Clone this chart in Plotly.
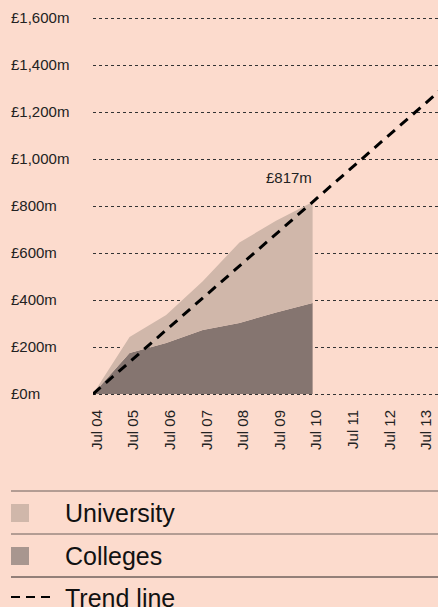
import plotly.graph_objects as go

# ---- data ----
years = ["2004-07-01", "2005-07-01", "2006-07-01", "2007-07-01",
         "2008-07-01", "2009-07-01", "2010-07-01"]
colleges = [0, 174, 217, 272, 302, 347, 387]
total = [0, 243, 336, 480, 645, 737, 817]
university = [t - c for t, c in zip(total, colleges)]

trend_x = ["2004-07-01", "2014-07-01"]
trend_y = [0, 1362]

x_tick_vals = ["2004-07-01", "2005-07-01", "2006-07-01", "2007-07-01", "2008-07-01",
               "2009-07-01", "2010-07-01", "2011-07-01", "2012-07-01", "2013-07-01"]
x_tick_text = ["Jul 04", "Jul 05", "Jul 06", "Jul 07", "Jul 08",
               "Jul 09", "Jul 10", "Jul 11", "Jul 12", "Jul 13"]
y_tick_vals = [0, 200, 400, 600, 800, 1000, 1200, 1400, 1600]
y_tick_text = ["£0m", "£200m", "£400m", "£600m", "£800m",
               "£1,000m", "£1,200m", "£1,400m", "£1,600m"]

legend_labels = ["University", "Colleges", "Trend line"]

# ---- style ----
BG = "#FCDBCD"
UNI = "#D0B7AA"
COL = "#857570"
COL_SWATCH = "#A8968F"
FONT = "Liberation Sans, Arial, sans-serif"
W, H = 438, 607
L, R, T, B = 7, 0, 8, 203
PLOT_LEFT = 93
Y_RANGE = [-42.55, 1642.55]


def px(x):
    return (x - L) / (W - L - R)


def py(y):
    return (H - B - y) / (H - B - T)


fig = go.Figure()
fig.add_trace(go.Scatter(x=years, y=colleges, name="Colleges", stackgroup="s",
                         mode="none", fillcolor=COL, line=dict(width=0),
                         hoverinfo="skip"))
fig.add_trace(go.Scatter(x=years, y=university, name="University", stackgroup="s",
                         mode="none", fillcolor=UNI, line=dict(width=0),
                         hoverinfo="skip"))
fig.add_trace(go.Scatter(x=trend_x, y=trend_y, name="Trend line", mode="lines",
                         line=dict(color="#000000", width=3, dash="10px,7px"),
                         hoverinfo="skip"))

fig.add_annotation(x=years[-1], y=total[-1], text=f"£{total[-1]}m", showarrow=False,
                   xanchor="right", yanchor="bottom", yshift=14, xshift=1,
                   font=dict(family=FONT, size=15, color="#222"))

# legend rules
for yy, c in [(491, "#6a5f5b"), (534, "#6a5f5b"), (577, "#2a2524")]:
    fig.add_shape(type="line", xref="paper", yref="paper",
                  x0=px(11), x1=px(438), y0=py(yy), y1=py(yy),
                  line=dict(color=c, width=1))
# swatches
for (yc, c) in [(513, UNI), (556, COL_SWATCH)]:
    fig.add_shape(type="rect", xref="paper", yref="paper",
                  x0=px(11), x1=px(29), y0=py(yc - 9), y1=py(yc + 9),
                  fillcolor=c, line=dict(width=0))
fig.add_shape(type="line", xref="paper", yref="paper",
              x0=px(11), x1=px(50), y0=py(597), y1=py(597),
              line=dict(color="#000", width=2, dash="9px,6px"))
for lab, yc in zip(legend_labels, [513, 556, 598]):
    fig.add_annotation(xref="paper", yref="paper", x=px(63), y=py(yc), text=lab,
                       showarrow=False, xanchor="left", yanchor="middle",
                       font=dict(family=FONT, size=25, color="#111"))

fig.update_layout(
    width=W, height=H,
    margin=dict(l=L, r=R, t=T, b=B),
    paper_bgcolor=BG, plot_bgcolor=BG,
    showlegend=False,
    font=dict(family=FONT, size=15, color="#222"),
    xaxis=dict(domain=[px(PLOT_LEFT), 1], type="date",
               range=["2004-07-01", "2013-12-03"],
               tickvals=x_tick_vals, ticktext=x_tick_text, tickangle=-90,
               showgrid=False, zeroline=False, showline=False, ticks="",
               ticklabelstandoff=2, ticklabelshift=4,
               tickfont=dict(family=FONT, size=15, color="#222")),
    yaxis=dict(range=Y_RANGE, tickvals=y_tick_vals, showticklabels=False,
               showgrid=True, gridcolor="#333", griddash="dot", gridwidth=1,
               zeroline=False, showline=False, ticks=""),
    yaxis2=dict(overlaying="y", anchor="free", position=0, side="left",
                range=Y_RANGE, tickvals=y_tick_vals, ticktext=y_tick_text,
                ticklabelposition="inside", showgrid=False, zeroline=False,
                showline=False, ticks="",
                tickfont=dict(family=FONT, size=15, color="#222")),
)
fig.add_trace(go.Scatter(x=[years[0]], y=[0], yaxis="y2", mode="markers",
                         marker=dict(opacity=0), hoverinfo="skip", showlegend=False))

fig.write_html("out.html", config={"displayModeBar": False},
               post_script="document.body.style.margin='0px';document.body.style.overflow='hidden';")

• Problem description: Exactly as they appear, print the lines of the listing above from its first line through the line that contains "return (H - B - y) / (H - B - T)", minus the pictures.

• Written response:
Clone this chart in Plotly.
import plotly.graph_objects as go

# ---- data ----
years = ["2004-07-01", "2005-07-01", "2006-07-01", "2007-07-01",
         "2008-07-01", "2009-07-01", "2010-07-01"]
colleges = [0, 174, 217, 272, 302, 347, 387]
total = [0, 243, 336, 480, 645, 737, 817]
university = [t - c for t, c in zip(total, colleges)]

trend_x = ["2004-07-01", "2014-07-01"]
trend_y = [0, 1362]

x_tick_vals = ["2004-07-01", "2005-07-01", "2006-07-01", "2007-07-01", "2008-07-01",
               "2009-07-01", "2010-07-01", "2011-07-01", "2012-07-01", "2013-07-01"]
x_tick_text = ["Jul 04", "Jul 05", "Jul 06", "Jul 07", "Jul 08",
               "Jul 09", "Jul 10", "Jul 11", "Jul 12", "Jul 13"]
y_tick_vals = [0, 200, 400, 600, 800, 1000, 1200, 1400, 1600]
y_tick_text = ["£0m", "£200m", "£400m", "£600m", "£800m",
               "£1,000m", "£1,200m", "£1,400m", "£1,600m"]

legend_labels = ["University", "Colleges", "Trend line"]

# ---- style ----
BG = "#FCDBCD"
UNI = "#D0B7AA"
COL = "#857570"
COL_SWATCH = "#A8968F"
FONT = "Liberation Sans, Arial, sans-serif"
W, H = 438, 607
L, R, T, B = 7, 0, 8, 203
PLOT_LEFT = 93
Y_RANGE = [-42.55, 1642.55]


def px(x):
    return (x - L) / (W - L - R)


def py(y):
    return (H - B - y) / (H - B - T)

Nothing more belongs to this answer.